Tuesday, February 2, 2016

Love Conquers All: Half A Lifelong Romance a novel By Eileen Chang


Half a Lifelong Romance is a story of urban families living through Chinese cultural changes that begin with traditional conservative morality and progress to collective communist values in Shanghai in the 1930s. Manzhen Gu and Shijun Shen are the main characters whose romance illustrates the shift from extended family control of career and relationships to state control of individual motivations. The apparent freedom of choice in career and relationships is restricted early on by extended family mores that complicate romance, marriage, financial support roles, and other traditional family responsibilities. There is a complicated calculus of personal motivations and actions among the families of the two lovers that keep them apart.
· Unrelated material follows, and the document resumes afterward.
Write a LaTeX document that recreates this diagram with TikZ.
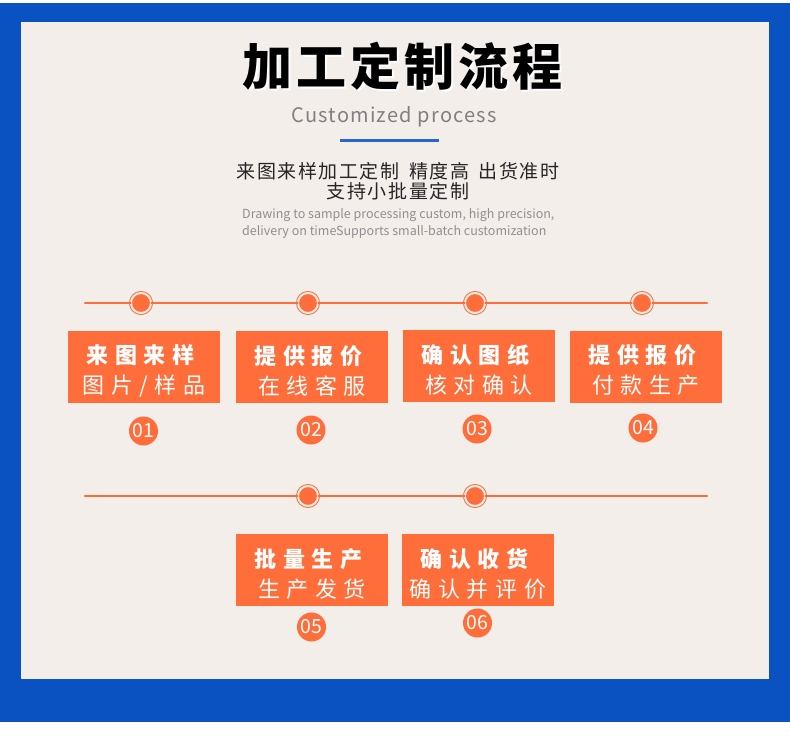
\documentclass[tikz,border=0pt]{standalone}
\usepackage{fontspec}
\setmainfont{Noto Sans CJK SC}
\newfontfamily\titlefont[LetterSpace=8]{Noto Sans CJK SC}
\newfontfamily\stepfont[LetterSpace=30]{Noto Sans CJK SC}
\newfontfamily\introfont[LetterSpace=8]{Noto Sans CJK SC}
\newfontfamily\enfont[LetterSpace=6]{Noto Sans CJK SC}

\definecolor{brandblue}{HTML}{0A52C1}
\definecolor{panelbg}{HTML}{F4EEEB}
\definecolor{steporange}{HTML}{FF6D3B}
\definecolor{linkblue}{HTML}{2766CC}
\definecolor{subgray}{HTML}{808080}
\definecolor{engray}{HTML}{8F8F8F}

% two lines of a step box, set a little low in the box
\newcommand\steplines[2]{\raisebox{-3.5pt}[\height][\depth]{\textbf{#1}}\\\raisebox{-3.5pt}[\height][\depth]{#2}}

\tikzset{
  flowline/.style={draw=steporange, line width=2.5pt},
  stepdot/.style={circle, fill=steporange, draw=steporange, line width=1pt,
    double=panelbg, double distance=2pt, minimum size=20pt, inner sep=0pt},
  stepbox/.style={fill=steporange, minimum width=152pt, minimum height=72pt,
    inner sep=0pt, text=white, align=center,
    font=\stepfont\fontsize{22}{30}\selectfont},
  badge/.style={circle, fill=steporange, minimum size=29pt, inner sep=0pt,
    text=white, font=\fontsize{19.5}{19.5}\selectfont}
}

\begin{document}
\begin{tikzpicture}[x=1pt, y=-1pt, line cap=round, line join=round]
\useasboundingbox (0,0) rectangle (790,744);

% Frame
\fill[brandblue] (0,3) rectangle (790,722);
\fill[panelbg] (21,22) rectangle (769,679);

% Heading
\node[font=\titlefont\bfseries\fontsize{50}{50}\selectfont, text=white] (titleglow) at (404,68) {加工定制流程};
\node[font=\titlefont\bfseries\fontsize{50}{50}\selectfont, text=black] (title) at (402.5,66.5) {加工定制流程};
\node[font=\enfont\fontsize{20}{20}\selectfont, text=subgray] (subtitle) at (394,117) {Customized process};
\draw[linkblue, line width=3pt, line cap=butt] (340,140) -- (439,140);

% Intro text
\node[font=\introfont\fontsize{19}{20}\selectfont, text=black!85, align=center] (intro) at (398,181)
  {来图来样加工定制\hspace{9.5pt}精度高\hspace{9.5pt}出货准时\\支持小批量定制};
\node[font=\fontsize{12.5}{17.5}\selectfont, text=engray, align=left, anchor=north west, inner sep=0pt] (introen) at (242,208)
  {Drawing to sample processing custom, high precision,\\delivery on timeSupports small-batch customization};

% First row of steps
\coordinate (a0) at (85,303);
\coordinate (a5) at (707,303);
\node[stepdot] (a1) at (141,303) {};
\node[stepdot] (a2) at (308,303) {};
\node[stepdot] (a3) at (475,303) {};
\node[stepdot] (a4) at (642,303) {};
\draw[flowline] (a0) -- (a1) -- (a2) -- (a3) -- (a4) -- (a5);

\node[stepbox] (s1) at (144,367) {\steplines{来图来样}{图片/样品}};
\node[stepbox] (s2) at (312,367) {\steplines{提供报价}{在线客服}};
\node[stepbox] (s3) at (479,366) {\steplines{确认图纸}{核对确认}};
\node[stepbox] (s4) at (646,367) {\steplines{提供报价}{付款生产}};

\node[badge] (n1) at (143.5,431) {01};
\node[badge] (n2) at (311,430) {02};
\node[badge] (n3) at (477,429) {03};
\node[badge] (n4) at (643,428) {04};

% Second row of steps
\coordinate (b0) at (85,496);
\coordinate (b3) at (707,496);
\node[stepdot] (b1) at (308,496) {};
\node[stepdot] (b2) at (475,496) {};
\draw[flowline] (b0) -- (b1) -- (b2) -- (b3);

\node[stepbox] (s5) at (312,570) {\steplines{批量生产}{生产发货}};
\node[stepbox] (s6) at (478,570) {\steplines{确认收货}{确认并评价}};

\node[badge] (n5) at (311.5,627) {05};
\node[badge] (n6) at (477.5,623) {06};

\end{tikzpicture}
\end{document}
The descriptions of daily lives of the characters are realistic, detailed, romantic, and tragic creating a historical narrative that has been very popular among Chinese readers. The familiar theme is that individualism can overcome the unjust constraints of the past maintained by the conservatism of traditional families as the culture affords more economic opportunities even as it becomes more controlling of individual social development. Thomas Mann’s early novel Buddenbrooks develops a similar theme in Germany following 4 generations of an urban family in the 19th Century. As in our current US society, both individual personal freedom and restrictive social government progressivism require the compromise of integrity for the goal of survival. In Chan’s novel, compromise is not too high a price to pay when endurance makes possible half a lifelong romance. It is better than no romance at all.

This is a very good novel with a translation by Karen S. Kingsbury that consistently reflects the historical period in Shanghai.